So that's where Will heads next. He opens the envelope just outside his apartment building to find a hastily written note that says "Drive away. Don't look back. It's time" and a key. Will brilliantly puts the pieces together when he notices a motorcycle parked on the street nearby. He calls David, who's just hanging out in the front seat of his car waiting for the call, apparently, and says he can't keep the gift, which is apparently David's classic Norton. Well, it's not like David is going to ride it. What if he were to drive under a ladder, run over a black cat, and then crash into a mirror? Best not to risk it. But I don't know that Will was the best choice to give it to. It's much too cool for him, not to mention fast. Maybe Will can trade it in for one of those scooters that old people use in the grocery store? David says he can "hear" the smile in Will's voice. That's Will smiling? Because the corners of his mouth aren't even turned up. I say, give the bike to Tanya! She can ride it onto another show. Will asks David what this is all about. David pauses and says he'll tell him everything tomorrow morning, except he won't because I think we all know he'll be dead by then. He tells Will which train he'll be on going into town and which station he's leaving from, saying he'll meet Will when it arrives. "I'll see you there," David says very sadly, apparently having as much knowledge of his fate as we do.

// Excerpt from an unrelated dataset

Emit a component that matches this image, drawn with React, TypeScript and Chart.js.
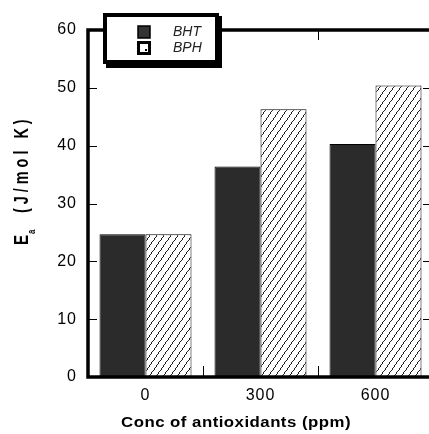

Sure enough, the next morning, David (or someone who looks like him from behind -- we never see his face) takes his seat on the train -- the very last seat in the very last car. The camera pans over to the train's back window, and suddenly we see another, much faster train coming towards us. No worries, though -- it's on a different track. Oh wait -- there's a switch. Oops.
Will waits at a diner for his boss, who is totally not coming, what with him being somewhere underneath one or more train cars right now. A news report flashes on the TV about the death of a "self-made billionaire" who died in his sleep last night at the age of 64. Except we know that he didn't really die in his sleep, because that's the guy who shot himself way back when this show looked like it was going somewhere. We then go back to the "breaking news story" of a devastating train crash that took the lives of multiple people. Will knows immediately who one of those fatalities is. He leaves the diner (which we see has a flag out front with a four-leaf clover on it -- CONSPIRACY!!!) and then stands in the middle of a bunch of people who are trying to walk on the sidewalk. Even his shock and grief is boring.